A Alma do Porco: Tradição, Sabor e Identidade no Coração do Montijo
O Montijo, cidade enraizada nas margens do Tejo, é muito mais do que um ponto estratégico no mapa de Portugal. É um palco vivo onde tradição e modernidade se entrelaçam diariamente. No centro desta identidade tão rica e vibrante, encontramos uma figura curiosamente humilde, mas de valor incalculável: o porco.
Falar da história do porco no Montijo é contar uma narrativa de sustento, cultura e convívio. Desde tempos imemoriais, a criação suína tem marcado a vida agrícola e económica da região. O porco, em todas as suas formas, tornou-se parte do quotidiano, não apenas à mesa, mas na forma de celebrar, de trabalhar e de partilhar.
Uma História de Caminho e Raízes Fundas
Recuando aos tempos antigos, a criação de porcos era feita em pequenas propriedades e explorações familiares. Muitos porcos vinham dos campos do Alentejo e eram transportados a pé, em grupos, através de trilhos e caminhos rurais. Era um verdadeiro cortejo de animais que, guiados por homens a cavalo e ajudantes a pé, percorriam longas distâncias até chegar ao Montijo.
Na chegada, eram direcionados para quintas e prados onde se abriam grandes portões de madeira. Atravessavam essas entradas em fila, quase como num ritual, entrando nos currais onde descansavam e eram alimentados com sobras de cozinha, bolota, e cereais. Era um processo manual, cuidado e que envolvia toda a comunidade. A criação era feita com respeito e gratidão ao animal, que tanto significava para a sobrevivência das famílias.
A matança do porco, que marcava o final deste ciclo, era um verdadeiro evento social. Reunia vizinhos, amigos e familiares num dia de trabalho, partilha e celebração. Era um dia que misturava suor e alegria, e onde tudo se aproveitava: da carne fresca aos enchidos, da banha aos ossos, das tripas à pele. A transformação do porco em alimento era feita com mãos sabedoras, que passavam conhecimento de geração em geração.
O Porco na Economia e Gastronomia do Montijo
Hoje, o Montijo continua a ser uma referência nacional na produção suína. Mais de 40 explorações de suinicultura estão sediadas na região, o que representa um peso significativo na economia local e nacional. Esta produção não é apenas em escala, mas em qualidade. Destaca-se a criação do porco preto, uma raça autóctone de Portugal, que vive em liberdade nos montados alentejanos e ribatejanos, alimentando-se de bolota e rações naturais. A sua carne, marmoreada e suculenta, é hoje reconhecida internacionalmente.

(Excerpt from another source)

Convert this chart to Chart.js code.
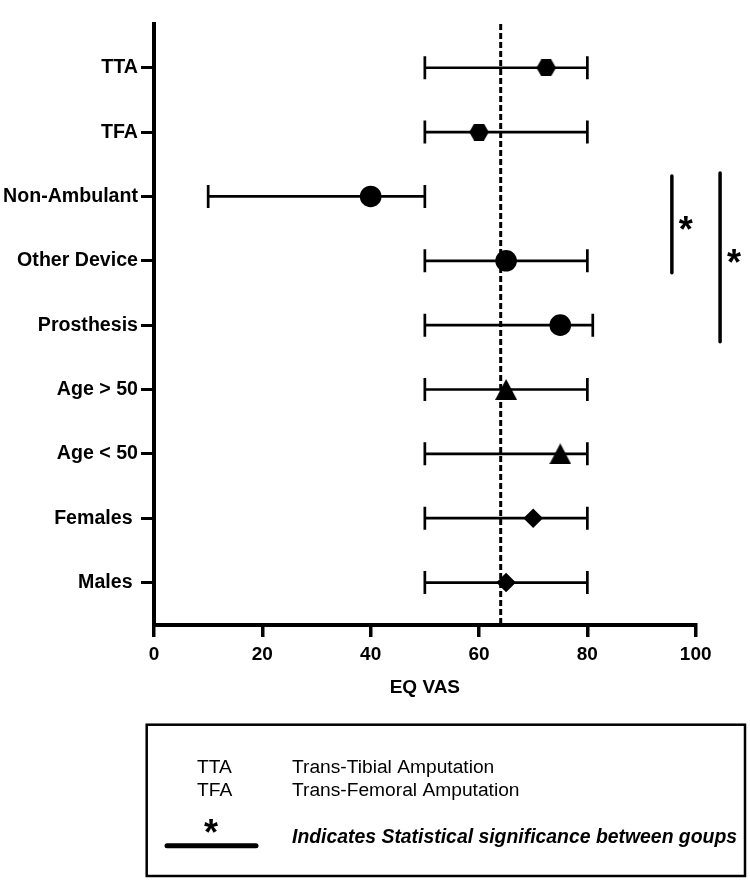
<!DOCTYPE html>
<html><head><meta charset="utf-8">
<script src="https://cdn.jsdelivr.net/npm/chart.js@4.4.0/dist/chart.umd.min.js"></script>
<style>html,body{margin:0;padding:0;background:#fff;} canvas{display:block;}</style>
</head><body>
<canvas id="c" width="750" height="880"></canvas>
<script>
// ---- data ----
const categories = ['TTA', 'TFA', 'Non-Ambulant', 'Other Device', 'Prosthesis', 'Age > 50', 'Age < 50', 'Females ', 'Males '];
const means = [72.4, 60, 40, 65, 75, 65, 75, 70, 65];
const lower = [50, 50, 10, 50, 50, 50, 50, 50, 50];
const upper = [80, 80, 50, 80, 81, 80, 80, 80, 80];
const markerShapes = ['hexagon', 'hexagon', 'circle', 'circle', 'circle', 'triangle', 'triangle', 'diamond', 'diamond'];
const referenceValue = 64;
const xTicks = [0, 20, 40, 60, 80, 100];
const sigPairs = [['Non-Ambulant', 'Other Device'], ['Non-Ambulant', 'Prosthesis']];
const sigMark = '*';
const legendAbbrev = ['TTA', 'TFA'];
const legendMeaning = ['Trans-Tibial Amputation', 'Trans-Femoral Amputation'];
const legendSigText = 'Indicates Statistical significance between goups';

const FONT = '"Liberation Sans", Arial, Helvetica, sans-serif';

// ---- marker images ----
function hexImage(R) {
  const w = Math.ceil(2 * R), h = Math.ceil(Math.sqrt(3) * R);
  const c = document.createElement('canvas'); c.width = w; c.height = h;
  const g = c.getContext('2d'); g.fillStyle = '#000'; g.beginPath();
  for (let k = 0; k < 6; k++) {
    const a = k * Math.PI / 3;
    const px = w / 2 + R * Math.cos(a), py = h / 2 + R * Math.sin(a);
    k ? g.lineTo(px, py) : g.moveTo(px, py);
  }
  g.closePath(); g.fill(); return c;
}
function triImage(w, h) {
  const c = document.createElement('canvas'); c.width = w; c.height = h;
  const g = c.getContext('2d'); g.fillStyle = '#000'; g.beginPath();
  g.moveTo(w / 2, 0); g.lineTo(w, h); g.lineTo(0, h); g.closePath(); g.fill(); return c;
}
const hexImg = hexImage(9.8);
const triImg = triImage(22, 21);
const styleMap = { hexagon: hexImg, triangle: triImg, circle: 'circle', diamond: 'rectRot' };
const radiusMap = { hexagon: 10, triangle: 11, circle: 10.8, diamond: 9.8 };

const yMin = -0.68, yMax = 8.66;

// ---- plugins ----
const errorBars = {
  id: 'errorBars',
  beforeDatasetsDraw(chart) {
    const { ctx, scales: { x, y } } = chart;
    ctx.save();
    ctx.strokeStyle = '#000'; ctx.lineWidth = 2.7; ctx.lineCap = 'butt';
    for (let i = 0; i < categories.length; i++) {
      const py = y.getPixelForValue(i);
      const x1 = x.getPixelForValue(lower[i]), x2 = x.getPixelForValue(upper[i]);
      ctx.beginPath();
      ctx.moveTo(x1, py); ctx.lineTo(x2, py);
      ctx.moveTo(x1, py - 11.5); ctx.lineTo(x1, py + 11.5);
      ctx.moveTo(x2, py - 11.5); ctx.lineTo(x2, py + 11.5);
      ctx.stroke();
    }
    ctx.restore();
  }
};

const sigBrackets = {
  id: 'sigBrackets',
  afterDatasetsDraw(chart, args, opts) {
    const { ctx, scales: { x, y } } = chart;
    ctx.save();
    ctx.strokeStyle = '#000'; ctx.fillStyle = '#000';
    ctx.lineWidth = 3.5; ctx.lineCap = 'round';
    sigPairs.forEach((pair, k) => {
      const g = opts.geometry[k];
      const px = x.getPixelForValue(g.xValue);
      const yA = y.getPixelForValue(categories.indexOf(pair[0])) + g.topPad;
      const yB = y.getPixelForValue(categories.indexOf(pair[1])) + g.bottomPad;
      ctx.beginPath(); ctx.moveTo(px, yA); ctx.lineTo(px, yB); ctx.stroke();
      const mid = (yA + yB) / 2;
      ctx.font = 'bold 36px ' + FONT;
      ctx.textAlign = 'center'; ctx.textBaseline = 'alphabetic';
      ctx.fillText(sigMark, px + 14, mid + 0.48 * 36);
    });
    ctx.restore();
  }
};

const legendBox = {
  id: 'legendBox',
  afterDraw(chart) {
    const { ctx } = chart;
    ctx.save();
    ctx.strokeStyle = '#000'; ctx.lineWidth = 2.5;
    ctx.strokeRect(146.7, 724.7, 598.3, 151.3);
    ctx.fillStyle = '#000'; ctx.textAlign = 'left'; ctx.textBaseline = 'alphabetic';
    ctx.font = '19.2px ' + FONT;
    const baselines = [772.7, 796];
    legendAbbrev.forEach((t, i) => {
      ctx.fillText(t, 197, baselines[i]);
      ctx.fillText(legendMeaning[i], 292, baselines[i]);
    });
    ctx.lineWidth = 5; ctx.lineCap = 'round';
    ctx.beginPath(); ctx.moveTo(167, 845.7); ctx.lineTo(256, 845.7); ctx.stroke();
    ctx.font = 'bold 36px ' + FONT; ctx.textAlign = 'center';
    ctx.fillText(sigMark, 211, 828 + 0.48 * 36);
    ctx.font = 'italic bold 19.4px ' + FONT; ctx.textAlign = 'left';
    ctx.fillText(legendSigText, 292, 843);
    ctx.restore();
  }
};

// ---- chart ----
new Chart(document.getElementById('c'), {
  type: 'scatter',
  data: {
    datasets: [
      {
        label: 'EQ VAS',
        data: means.map((m, i) => ({ x: m, y: i })),
        pointStyle: markerShapes.map(s => styleMap[s]),
        pointRadius: markerShapes.map(s => radiusMap[s]),
        backgroundColor: '#000',
        borderColor: '#000',
        borderWidth: 0,
        order: 0
      },
      {
        label: 'reference',
        data: [{ x: referenceValue, y: yMin }, { x: referenceValue, y: yMax }],
        showLine: true,
        borderColor: '#000',
        borderWidth: 3,
        borderDash: [6, 3],
        pointRadius: 0,
        order: 1
      }
    ]
  },
  options: {
    responsive: false,
    animation: false,
    events: [],
    layout: { padding: { left: 0, top: 24, right: 54.3, bottom: 181 } },
    plugins: {
      legend: { display: false },
      tooltip: { enabled: false },
      sigBrackets: {
        geometry: [
          { xValue: 95.6, topPad: -20.4, bottomPad: 12 },
          { xValue: 104.5, topPad: -23.4, bottomPad: 16.6 }
        ]
      }
    },
    scales: {
      x: {
        type: 'linear',
        min: xTicks[0], max: xTicks[xTicks.length - 1],
        afterBuildTicks(s) { s.ticks = xTicks.map(v => ({ value: v })); },
        afterFit(s) { s.height = 74; },
        grid: { drawOnChartArea: false, drawTicks: true, tickLength: 12, lineWidth: 3.5, color: '#000' },
        border: { display: true, width: 4, color: '#000' },
        ticks: { color: '#000', padding: 6, font: { family: FONT, size: 19, weight: 'bold' } },
        title: { display: true, text: 'EQ VAS', color: '#000', padding: { top: 0, bottom: 0 }, font: { family: FONT, size: 19, weight: 'bold' } }
      },
      y: {
        type: 'linear',
        reverse: true,
        min: yMin, max: yMax,
        afterBuildTicks(s) { s.ticks = categories.map((c, i) => ({ value: i })); },
        afterFit(s) { s.width = 154; },
        grid: { drawOnChartArea: false, drawTicks: true, tickLength: 13, lineWidth: 3, color: '#000' },
        border: { display: true, width: 4, color: '#000' },
        ticks: {
          color: '#000', padding: 3,
          font: { family: FONT, size: 19.6, weight: 'bold' },
          callback: (v) => categories[v]
        }
      }
    }
  },
  plugins: [errorBars, sigBrackets, legendBox]
});
</script>
</body></html>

A gastronomia montijense celebra o porco com criatividade e respeito. Nos restaurantes locais, o porco é rei. Secretos grelhados com limão, plumas tenras na brasa, entrecosto assado lentamente no forno com ervas, chispe com grão, feijoada à transmontana, rojões e a tradicional carne de porco à alentejana são apenas algumas das especialidades. Cada prato é uma memória servida no prato, com sabor de casa e tradição.
A Festa do Porco: Um Património em Celebração
A culminação desta relação entre o Montijo e o porco acontece na Feira Nacional do Porco, realizada no Parque de Exposições Acácio Dores. Esta é mais do que uma feira profissional; é um manifesto cultural. Profissionais do setor, cozinheiros, artesãos, produtores e visitantes reúnem-se para celebrar o porco em todas as suas dimensões: gastronómica, económica, cultural e social.
A feira inclui showcookings ao vivo, provas de enchidos e presuntos, degustacões de vinhos e produtos regionais, exposições de maquinaria, conversas com especialistas e muita animação musical. Para os mais novos, existem atividades educativas e visitas aos animais. Para os mais gulosos, é um paraíso de sabores.
A Inovação que Respeita a Tradição
Hoje, a geração mais jovem continua a reinventar esta ligação. Chefs locais e nacionais dão nova vida aos pratos tradicionais, reinventando-os sem perder a alma. O porco não é apenas uma memória; é um elemento vivo da identidade cultural do Montijo.
Com a sua localização privilegiada, junto ao Tejo e com acesso direto a Lisboa e à Península de Setúbal, o Montijo afirma-se cada vez mais como um destino gastronómico e cultural. A aposta na autenticidade e na qualidade tem atraído turistas e apreciadores da boa mesa.
A história do porco no Montijo é feita de caminhos antigos, de fogos acesos, de conversas partilhadas em volta da mesa e de um profundo respeito pelas origens. É uma herança que continua viva e que se saboreia com orgulho, em cada garfada de um prato que traz consigo a alma desta terra.